Matt Lavicka is a managing director at Goldman Sachs. He recently spoke out at the Securities Industry & Financial Markets Association's annual market structure conference about the high costs to the industry of high-frequency traders flooding the market with quote data.

Matt Lavicka

>> On the unfairness of the cost burden

There has been this faster and faster race of trying to be able to react quickly to quotes and pump more quotes into exchanges. There is no end in sight. There is a certain element in the industry that is producing a lot of messages and not necessarily bearing the costs that result from that production. There is a broader universe of market participants that must consume all these messages. That has to worry about having their feeds upgraded to support the latest bandwidth. That has to worry about latency. It's a big cost to the industry to consume these kinds of messages.


>> On a solution

We need to do something. There has to be a re-aligning of incentives and disincentives. There has to be a better throttle mechanism to deal with the ever-increasing market data message rates.

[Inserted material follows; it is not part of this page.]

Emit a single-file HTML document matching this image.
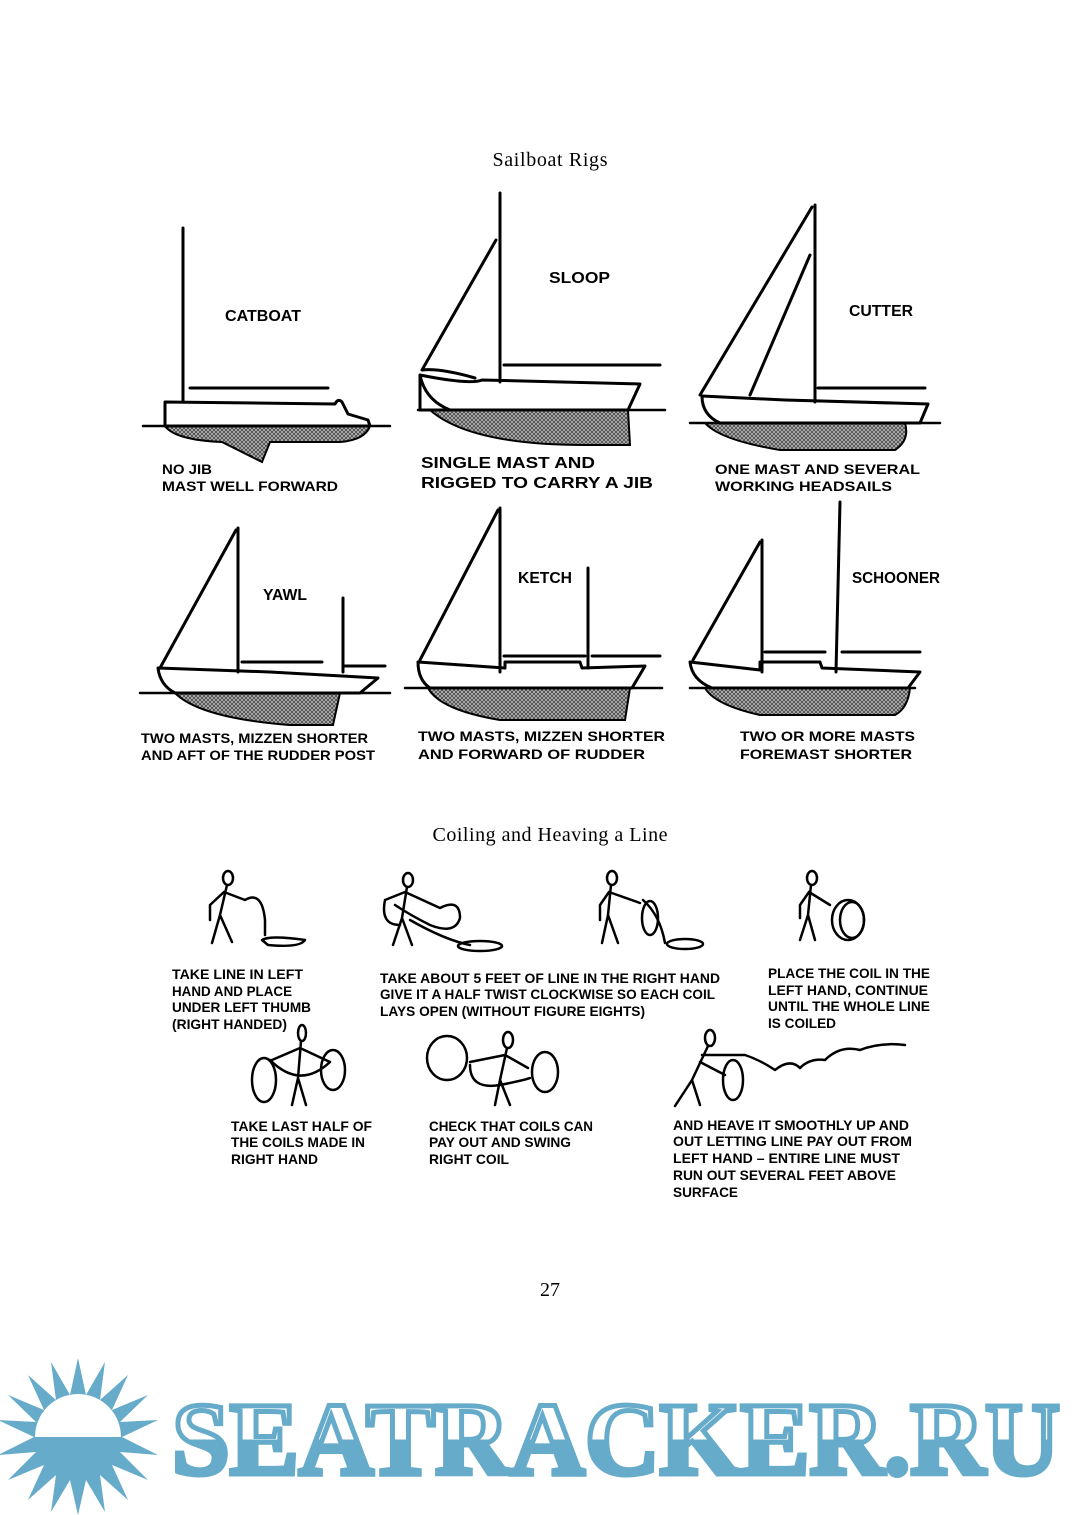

>> On the problem of private exchange feeds

The NBBO and the production of market data is supposed to be an industry utility. It is mandated by the SEC. Essentially, it is a monopoly. The industry is obliged to consume it. It has to pay whatever price is necessary to get that data. The problem has to do with the competitive nature of the exchanges. Exchanges used to be non-profits. And they were responsible for production of this data. Now they are for-profit and they have various private market data feeds. And we have this misalignment of the private market data versus the SIP data-feeds, or the NBBO. These issues will get in the way of us solving this. There needs to be the right incentives set up. It will take the SEC to make that happen.